> **LISTED ENTRIES**
■ ■ ■ ■

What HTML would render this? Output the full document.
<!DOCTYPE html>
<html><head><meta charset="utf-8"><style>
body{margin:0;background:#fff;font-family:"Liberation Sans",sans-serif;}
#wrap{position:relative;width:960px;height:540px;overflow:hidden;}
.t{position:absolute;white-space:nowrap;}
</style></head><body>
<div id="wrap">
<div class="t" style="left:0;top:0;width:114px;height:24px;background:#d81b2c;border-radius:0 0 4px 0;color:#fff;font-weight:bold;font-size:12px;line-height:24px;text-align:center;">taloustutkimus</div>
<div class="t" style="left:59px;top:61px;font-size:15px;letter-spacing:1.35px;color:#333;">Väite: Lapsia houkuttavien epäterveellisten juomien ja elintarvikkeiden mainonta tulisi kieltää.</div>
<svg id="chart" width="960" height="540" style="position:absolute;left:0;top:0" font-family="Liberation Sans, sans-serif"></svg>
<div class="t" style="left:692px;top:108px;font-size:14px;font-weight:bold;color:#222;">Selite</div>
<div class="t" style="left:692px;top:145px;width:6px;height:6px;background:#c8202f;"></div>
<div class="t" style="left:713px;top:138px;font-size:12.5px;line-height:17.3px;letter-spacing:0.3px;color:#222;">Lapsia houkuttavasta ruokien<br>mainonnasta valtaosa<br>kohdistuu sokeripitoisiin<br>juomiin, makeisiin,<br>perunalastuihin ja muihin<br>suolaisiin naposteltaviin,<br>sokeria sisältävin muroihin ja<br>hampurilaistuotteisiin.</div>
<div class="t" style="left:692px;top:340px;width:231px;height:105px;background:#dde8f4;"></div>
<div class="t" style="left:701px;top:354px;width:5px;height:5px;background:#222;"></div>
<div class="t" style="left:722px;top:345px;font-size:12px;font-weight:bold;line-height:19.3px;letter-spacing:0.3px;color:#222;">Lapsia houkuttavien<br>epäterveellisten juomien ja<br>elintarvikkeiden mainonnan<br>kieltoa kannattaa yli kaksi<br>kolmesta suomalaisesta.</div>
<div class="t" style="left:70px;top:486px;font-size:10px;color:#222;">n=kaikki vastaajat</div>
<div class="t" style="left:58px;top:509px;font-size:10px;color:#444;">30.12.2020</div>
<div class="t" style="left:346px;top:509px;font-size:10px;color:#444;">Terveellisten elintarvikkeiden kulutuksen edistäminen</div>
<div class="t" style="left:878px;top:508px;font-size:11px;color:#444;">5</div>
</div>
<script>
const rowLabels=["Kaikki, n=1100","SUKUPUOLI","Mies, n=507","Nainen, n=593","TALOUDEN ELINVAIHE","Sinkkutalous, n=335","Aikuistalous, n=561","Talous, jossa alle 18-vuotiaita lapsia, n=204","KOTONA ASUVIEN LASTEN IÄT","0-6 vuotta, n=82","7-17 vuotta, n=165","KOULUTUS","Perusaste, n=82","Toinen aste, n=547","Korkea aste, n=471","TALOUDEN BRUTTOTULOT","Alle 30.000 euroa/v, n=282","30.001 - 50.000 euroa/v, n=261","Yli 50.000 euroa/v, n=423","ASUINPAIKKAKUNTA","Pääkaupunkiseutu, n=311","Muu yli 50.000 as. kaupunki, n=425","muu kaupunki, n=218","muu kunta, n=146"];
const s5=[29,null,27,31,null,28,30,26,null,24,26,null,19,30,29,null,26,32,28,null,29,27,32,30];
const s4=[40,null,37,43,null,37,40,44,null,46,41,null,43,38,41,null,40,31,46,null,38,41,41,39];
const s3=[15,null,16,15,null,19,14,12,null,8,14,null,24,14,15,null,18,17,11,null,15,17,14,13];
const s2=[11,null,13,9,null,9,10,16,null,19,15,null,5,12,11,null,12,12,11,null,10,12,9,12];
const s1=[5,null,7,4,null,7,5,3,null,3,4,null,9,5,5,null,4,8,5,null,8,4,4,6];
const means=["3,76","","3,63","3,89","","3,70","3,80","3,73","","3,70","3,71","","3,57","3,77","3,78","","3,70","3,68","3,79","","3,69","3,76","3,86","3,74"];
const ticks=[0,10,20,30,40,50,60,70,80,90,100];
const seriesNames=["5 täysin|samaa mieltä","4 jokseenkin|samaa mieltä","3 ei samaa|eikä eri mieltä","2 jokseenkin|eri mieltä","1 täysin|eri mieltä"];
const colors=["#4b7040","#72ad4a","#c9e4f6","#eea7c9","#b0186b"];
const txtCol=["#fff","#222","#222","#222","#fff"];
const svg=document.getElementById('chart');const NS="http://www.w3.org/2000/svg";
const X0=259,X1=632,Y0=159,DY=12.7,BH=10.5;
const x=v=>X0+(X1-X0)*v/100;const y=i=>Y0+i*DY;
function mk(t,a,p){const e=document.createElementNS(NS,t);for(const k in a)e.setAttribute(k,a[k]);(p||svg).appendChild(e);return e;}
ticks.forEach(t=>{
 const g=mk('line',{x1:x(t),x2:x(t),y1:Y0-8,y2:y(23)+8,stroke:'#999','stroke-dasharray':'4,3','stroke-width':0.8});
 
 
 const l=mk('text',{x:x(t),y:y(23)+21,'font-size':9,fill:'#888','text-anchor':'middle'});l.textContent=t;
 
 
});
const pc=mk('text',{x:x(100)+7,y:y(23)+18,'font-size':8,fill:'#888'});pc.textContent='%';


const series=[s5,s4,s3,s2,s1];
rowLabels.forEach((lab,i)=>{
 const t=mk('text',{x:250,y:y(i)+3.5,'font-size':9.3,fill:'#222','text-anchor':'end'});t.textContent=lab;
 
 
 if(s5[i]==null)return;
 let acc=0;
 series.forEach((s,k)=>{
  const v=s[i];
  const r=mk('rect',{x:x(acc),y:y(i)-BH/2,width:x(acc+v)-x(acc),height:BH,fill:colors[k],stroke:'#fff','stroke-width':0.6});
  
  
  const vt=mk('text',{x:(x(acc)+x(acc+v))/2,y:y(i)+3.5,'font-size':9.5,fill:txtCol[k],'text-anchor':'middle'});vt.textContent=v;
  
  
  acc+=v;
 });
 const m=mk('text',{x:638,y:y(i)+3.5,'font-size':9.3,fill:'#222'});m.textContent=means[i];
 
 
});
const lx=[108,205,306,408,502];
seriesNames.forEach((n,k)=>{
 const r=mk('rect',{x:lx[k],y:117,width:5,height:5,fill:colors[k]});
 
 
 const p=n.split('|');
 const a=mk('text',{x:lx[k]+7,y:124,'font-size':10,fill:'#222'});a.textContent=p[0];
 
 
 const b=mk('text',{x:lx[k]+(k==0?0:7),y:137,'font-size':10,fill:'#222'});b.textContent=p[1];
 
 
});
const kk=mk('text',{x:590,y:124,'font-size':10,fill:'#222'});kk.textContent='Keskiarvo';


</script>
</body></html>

■ ■ ■ ■

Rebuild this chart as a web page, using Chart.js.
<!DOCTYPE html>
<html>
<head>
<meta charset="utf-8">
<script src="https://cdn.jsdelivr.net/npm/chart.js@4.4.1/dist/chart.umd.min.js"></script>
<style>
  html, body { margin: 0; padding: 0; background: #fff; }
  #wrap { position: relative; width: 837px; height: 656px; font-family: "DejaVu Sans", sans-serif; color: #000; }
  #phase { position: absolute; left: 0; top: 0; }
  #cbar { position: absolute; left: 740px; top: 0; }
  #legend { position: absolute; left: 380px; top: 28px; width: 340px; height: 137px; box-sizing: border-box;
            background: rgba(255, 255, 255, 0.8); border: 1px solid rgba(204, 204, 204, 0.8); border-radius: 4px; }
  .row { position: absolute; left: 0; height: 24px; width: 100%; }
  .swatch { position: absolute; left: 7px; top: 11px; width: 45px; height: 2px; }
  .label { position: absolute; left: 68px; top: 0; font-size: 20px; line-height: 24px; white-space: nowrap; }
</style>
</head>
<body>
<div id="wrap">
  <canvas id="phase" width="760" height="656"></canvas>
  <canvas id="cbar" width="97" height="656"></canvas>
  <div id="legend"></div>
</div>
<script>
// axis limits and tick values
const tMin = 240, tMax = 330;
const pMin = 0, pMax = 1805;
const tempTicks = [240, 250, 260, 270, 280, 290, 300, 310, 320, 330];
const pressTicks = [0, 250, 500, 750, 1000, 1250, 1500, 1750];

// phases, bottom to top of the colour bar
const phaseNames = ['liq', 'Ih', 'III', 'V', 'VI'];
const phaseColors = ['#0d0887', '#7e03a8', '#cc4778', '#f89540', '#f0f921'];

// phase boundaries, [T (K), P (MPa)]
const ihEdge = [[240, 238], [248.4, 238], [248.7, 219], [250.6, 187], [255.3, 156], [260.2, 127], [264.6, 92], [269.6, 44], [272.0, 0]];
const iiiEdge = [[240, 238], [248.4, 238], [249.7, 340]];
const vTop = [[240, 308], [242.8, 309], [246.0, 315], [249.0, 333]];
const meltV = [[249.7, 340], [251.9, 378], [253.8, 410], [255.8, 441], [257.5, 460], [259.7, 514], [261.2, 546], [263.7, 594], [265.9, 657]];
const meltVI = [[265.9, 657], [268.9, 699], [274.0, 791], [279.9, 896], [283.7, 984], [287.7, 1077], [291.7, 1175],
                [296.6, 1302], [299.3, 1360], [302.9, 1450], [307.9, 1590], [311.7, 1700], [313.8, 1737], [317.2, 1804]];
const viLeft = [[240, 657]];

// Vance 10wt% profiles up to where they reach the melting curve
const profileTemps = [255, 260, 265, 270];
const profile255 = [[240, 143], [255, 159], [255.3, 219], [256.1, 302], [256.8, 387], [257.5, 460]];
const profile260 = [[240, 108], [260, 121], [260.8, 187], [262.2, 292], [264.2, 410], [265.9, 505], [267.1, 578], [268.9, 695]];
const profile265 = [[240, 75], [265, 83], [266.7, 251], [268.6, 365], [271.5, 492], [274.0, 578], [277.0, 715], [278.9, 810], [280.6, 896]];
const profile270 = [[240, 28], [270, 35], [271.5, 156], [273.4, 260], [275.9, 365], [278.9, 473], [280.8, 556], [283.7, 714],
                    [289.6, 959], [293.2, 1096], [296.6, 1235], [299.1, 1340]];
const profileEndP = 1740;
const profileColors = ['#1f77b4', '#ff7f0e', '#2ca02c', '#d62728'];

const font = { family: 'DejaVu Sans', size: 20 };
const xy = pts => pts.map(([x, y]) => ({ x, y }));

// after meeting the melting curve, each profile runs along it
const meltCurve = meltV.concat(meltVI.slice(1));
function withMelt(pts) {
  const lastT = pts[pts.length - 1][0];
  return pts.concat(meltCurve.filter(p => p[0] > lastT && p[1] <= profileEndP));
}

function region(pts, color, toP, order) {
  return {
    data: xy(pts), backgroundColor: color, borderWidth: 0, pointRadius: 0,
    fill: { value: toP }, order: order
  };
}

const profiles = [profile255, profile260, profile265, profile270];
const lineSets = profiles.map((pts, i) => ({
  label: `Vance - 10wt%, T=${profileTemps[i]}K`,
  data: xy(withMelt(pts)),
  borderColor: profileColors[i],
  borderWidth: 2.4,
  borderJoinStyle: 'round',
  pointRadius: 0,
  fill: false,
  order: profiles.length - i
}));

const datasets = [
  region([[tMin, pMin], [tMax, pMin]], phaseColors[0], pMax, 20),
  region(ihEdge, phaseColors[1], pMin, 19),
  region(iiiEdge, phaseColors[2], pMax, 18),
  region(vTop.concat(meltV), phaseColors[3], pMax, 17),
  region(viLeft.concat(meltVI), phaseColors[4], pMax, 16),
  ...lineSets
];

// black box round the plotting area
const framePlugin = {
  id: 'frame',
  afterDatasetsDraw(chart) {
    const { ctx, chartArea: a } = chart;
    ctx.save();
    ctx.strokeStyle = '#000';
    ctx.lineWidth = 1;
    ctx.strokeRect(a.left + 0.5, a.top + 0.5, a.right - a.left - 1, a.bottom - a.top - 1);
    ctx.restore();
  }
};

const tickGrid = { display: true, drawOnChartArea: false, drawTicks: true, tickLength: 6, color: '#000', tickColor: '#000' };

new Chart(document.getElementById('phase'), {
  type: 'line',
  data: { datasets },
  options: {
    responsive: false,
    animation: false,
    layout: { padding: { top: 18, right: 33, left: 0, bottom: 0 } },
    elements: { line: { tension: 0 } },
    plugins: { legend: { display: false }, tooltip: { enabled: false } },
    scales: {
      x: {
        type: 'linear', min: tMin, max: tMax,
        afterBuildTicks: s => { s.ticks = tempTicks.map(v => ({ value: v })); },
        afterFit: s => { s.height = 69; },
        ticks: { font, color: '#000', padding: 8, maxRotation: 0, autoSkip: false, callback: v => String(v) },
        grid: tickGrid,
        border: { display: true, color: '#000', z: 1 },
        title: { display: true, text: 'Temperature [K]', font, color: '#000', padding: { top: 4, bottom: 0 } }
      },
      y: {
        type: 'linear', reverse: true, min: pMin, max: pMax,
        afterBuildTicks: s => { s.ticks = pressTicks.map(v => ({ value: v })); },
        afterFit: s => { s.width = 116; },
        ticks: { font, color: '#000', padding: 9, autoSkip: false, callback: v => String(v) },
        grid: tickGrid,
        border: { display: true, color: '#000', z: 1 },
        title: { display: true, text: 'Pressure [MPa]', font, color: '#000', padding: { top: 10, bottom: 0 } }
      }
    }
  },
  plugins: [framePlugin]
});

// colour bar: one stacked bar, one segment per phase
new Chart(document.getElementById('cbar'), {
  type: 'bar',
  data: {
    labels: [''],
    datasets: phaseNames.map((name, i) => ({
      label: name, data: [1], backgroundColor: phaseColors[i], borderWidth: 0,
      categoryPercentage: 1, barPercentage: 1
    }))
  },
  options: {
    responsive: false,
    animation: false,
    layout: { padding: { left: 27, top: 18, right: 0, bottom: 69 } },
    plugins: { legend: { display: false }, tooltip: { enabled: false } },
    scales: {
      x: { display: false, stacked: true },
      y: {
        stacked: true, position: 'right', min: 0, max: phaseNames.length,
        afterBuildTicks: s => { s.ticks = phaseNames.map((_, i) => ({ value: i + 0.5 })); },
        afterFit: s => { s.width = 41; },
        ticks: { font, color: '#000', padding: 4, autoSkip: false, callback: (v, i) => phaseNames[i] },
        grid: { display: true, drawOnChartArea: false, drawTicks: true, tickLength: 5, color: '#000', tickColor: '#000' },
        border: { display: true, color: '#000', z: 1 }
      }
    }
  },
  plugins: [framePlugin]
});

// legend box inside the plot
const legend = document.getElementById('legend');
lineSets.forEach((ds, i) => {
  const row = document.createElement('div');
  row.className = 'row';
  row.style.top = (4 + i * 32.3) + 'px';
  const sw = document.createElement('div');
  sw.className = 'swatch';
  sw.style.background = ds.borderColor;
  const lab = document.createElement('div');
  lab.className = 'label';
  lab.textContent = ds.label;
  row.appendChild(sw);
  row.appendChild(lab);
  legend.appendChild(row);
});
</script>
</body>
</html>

■ ■ ■ ■

Look over the listing. Pull out every line with the string "this" in it.

What HTML would render this? Output the full document.
Rebuild this chart as a web page, using Chart.js.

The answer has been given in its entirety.